AIM OF THE TASK
Your output is the lines from the first one to the one containing "45, 20, 8, 5]", repeated exactly, with images left out.

GIVEN MATERIAL
-------

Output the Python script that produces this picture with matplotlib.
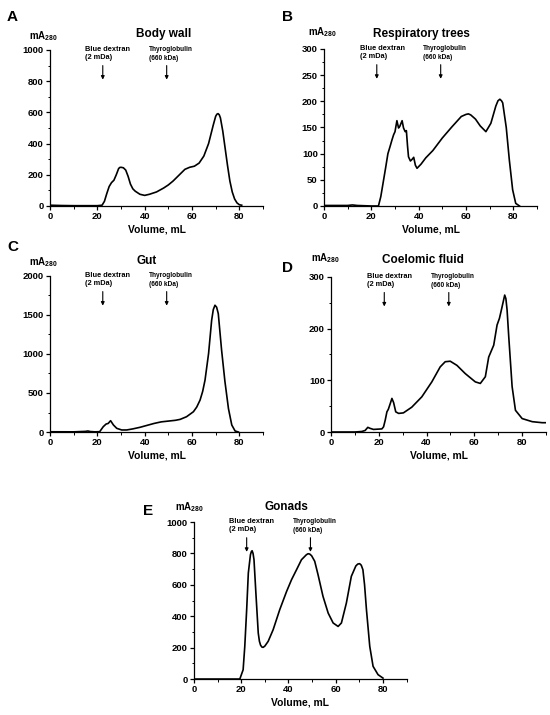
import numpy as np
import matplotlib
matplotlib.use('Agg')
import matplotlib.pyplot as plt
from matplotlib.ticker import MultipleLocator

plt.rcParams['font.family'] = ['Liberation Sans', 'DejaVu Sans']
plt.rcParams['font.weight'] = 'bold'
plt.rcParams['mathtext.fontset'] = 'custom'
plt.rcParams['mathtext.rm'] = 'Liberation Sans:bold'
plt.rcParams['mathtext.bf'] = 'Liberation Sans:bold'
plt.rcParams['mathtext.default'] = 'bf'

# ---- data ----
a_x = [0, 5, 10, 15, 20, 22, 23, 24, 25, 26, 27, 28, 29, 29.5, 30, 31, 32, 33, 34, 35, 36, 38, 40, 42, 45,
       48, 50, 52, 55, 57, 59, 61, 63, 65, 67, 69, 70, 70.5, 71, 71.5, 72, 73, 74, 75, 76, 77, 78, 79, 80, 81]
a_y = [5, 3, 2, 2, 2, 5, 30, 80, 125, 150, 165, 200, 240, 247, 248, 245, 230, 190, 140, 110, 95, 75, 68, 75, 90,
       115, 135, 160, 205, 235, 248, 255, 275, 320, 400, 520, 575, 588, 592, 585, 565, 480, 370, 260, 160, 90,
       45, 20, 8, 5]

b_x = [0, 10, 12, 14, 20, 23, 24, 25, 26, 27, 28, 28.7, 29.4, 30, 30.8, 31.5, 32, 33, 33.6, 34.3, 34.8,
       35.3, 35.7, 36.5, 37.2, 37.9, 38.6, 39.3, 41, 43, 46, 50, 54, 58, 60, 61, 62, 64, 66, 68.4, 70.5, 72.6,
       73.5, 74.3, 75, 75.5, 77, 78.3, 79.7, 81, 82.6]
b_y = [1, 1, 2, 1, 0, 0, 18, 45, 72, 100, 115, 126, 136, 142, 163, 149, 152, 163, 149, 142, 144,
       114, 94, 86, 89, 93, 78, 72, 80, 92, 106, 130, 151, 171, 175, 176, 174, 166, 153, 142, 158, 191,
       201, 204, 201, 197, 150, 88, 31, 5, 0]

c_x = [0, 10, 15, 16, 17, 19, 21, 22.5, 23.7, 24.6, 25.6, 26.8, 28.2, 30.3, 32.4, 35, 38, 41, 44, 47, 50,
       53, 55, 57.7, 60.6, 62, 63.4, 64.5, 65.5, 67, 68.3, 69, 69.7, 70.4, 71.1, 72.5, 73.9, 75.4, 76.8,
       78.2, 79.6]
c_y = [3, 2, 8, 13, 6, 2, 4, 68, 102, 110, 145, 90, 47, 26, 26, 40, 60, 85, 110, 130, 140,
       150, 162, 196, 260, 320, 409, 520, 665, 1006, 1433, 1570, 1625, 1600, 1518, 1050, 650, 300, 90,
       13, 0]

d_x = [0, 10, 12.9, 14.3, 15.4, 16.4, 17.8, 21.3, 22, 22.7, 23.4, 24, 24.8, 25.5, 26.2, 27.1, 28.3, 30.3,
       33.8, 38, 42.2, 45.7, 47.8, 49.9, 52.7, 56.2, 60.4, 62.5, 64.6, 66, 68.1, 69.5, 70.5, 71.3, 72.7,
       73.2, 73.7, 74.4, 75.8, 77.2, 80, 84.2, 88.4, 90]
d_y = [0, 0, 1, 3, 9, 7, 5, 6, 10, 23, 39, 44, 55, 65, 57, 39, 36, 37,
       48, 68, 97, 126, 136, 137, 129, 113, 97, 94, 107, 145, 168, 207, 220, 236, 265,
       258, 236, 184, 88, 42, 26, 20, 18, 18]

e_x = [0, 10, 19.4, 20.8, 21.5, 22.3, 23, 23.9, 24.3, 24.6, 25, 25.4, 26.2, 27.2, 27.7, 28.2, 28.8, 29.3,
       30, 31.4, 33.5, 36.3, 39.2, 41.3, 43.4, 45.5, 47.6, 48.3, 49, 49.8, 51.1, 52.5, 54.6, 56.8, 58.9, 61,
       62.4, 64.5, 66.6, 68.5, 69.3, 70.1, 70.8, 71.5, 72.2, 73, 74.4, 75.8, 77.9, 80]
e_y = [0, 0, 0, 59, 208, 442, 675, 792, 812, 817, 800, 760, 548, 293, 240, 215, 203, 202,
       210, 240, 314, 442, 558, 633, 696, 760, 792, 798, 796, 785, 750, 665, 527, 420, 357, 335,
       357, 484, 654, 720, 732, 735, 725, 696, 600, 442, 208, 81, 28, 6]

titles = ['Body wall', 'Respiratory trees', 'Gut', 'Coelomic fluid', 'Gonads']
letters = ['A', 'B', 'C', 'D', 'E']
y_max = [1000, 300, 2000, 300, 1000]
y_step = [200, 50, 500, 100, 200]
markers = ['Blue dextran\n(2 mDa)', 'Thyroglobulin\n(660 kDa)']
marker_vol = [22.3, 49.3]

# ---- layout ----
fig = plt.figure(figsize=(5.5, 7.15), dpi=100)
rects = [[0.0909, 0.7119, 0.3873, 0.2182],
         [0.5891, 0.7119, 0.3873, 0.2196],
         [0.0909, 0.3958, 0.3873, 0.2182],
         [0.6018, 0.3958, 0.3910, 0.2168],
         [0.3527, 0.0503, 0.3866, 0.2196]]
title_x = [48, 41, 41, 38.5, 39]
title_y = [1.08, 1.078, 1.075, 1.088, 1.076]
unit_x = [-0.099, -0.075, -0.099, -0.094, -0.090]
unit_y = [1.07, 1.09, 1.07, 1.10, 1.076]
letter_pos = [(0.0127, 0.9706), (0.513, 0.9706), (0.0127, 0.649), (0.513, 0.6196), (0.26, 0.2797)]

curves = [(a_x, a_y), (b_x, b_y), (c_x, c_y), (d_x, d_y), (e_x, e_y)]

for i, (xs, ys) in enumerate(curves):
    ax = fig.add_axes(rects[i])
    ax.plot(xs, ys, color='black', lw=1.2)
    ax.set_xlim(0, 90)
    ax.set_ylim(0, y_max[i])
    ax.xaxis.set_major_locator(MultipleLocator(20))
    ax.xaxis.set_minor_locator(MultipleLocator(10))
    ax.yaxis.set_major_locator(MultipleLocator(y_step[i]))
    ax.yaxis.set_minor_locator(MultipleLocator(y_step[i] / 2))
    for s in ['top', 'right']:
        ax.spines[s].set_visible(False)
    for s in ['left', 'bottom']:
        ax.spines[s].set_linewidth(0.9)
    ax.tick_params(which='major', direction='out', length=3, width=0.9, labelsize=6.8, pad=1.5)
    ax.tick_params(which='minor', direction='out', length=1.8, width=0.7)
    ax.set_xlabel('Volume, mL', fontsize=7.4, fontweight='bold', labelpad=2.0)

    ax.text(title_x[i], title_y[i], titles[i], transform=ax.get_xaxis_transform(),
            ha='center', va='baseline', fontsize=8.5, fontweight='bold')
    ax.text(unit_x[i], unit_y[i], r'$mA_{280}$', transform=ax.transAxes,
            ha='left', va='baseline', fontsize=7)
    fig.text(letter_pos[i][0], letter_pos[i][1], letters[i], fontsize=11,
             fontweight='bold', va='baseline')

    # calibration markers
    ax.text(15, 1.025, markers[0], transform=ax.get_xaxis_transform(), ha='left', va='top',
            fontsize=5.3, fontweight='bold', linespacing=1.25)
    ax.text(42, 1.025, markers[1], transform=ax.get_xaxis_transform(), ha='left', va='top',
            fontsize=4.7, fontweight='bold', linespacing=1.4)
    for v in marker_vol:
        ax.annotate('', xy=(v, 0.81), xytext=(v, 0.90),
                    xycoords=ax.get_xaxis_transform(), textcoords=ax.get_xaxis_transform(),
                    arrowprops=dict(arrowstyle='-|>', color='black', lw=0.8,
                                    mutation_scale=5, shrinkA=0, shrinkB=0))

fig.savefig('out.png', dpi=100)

-------

RESULT
Output the Python script that produces this picture with matplotlib.
import numpy as np
import matplotlib
matplotlib.use('Agg')
import matplotlib.pyplot as plt
from matplotlib.ticker import MultipleLocator

plt.rcParams['font.family'] = ['Liberation Sans', 'DejaVu Sans']
plt.rcParams['font.weight'] = 'bold'
plt.rcParams['mathtext.fontset'] = 'custom'
plt.rcParams['mathtext.rm'] = 'Liberation Sans:bold'
plt.rcParams['mathtext.bf'] = 'Liberation Sans:bold'
plt.rcParams['mathtext.default'] = 'bf'

# ---- data ----
a_x = [0, 5, 10, 15, 20, 22, 23, 24, 25, 26, 27, 28, 29, 29.5, 30, 31, 32, 33, 34, 35, 36, 38, 40, 42, 45,
       48, 50, 52, 55, 57, 59, 61, 63, 65, 67, 69, 70, 70.5, 71, 71.5, 72, 73, 74, 75, 76, 77, 78, 79, 80, 81]
a_y = [5, 3, 2, 2, 2, 5, 30, 80, 125, 150, 165, 200, 240, 247, 248, 245, 230, 190, 140, 110, 95, 75, 68, 75, 90,
       115, 135, 160, 205, 235, 248, 255, 275, 320, 400, 520, 575, 588, 592, 585, 565, 480, 370, 260, 160, 90,
       45, 20, 8, 5]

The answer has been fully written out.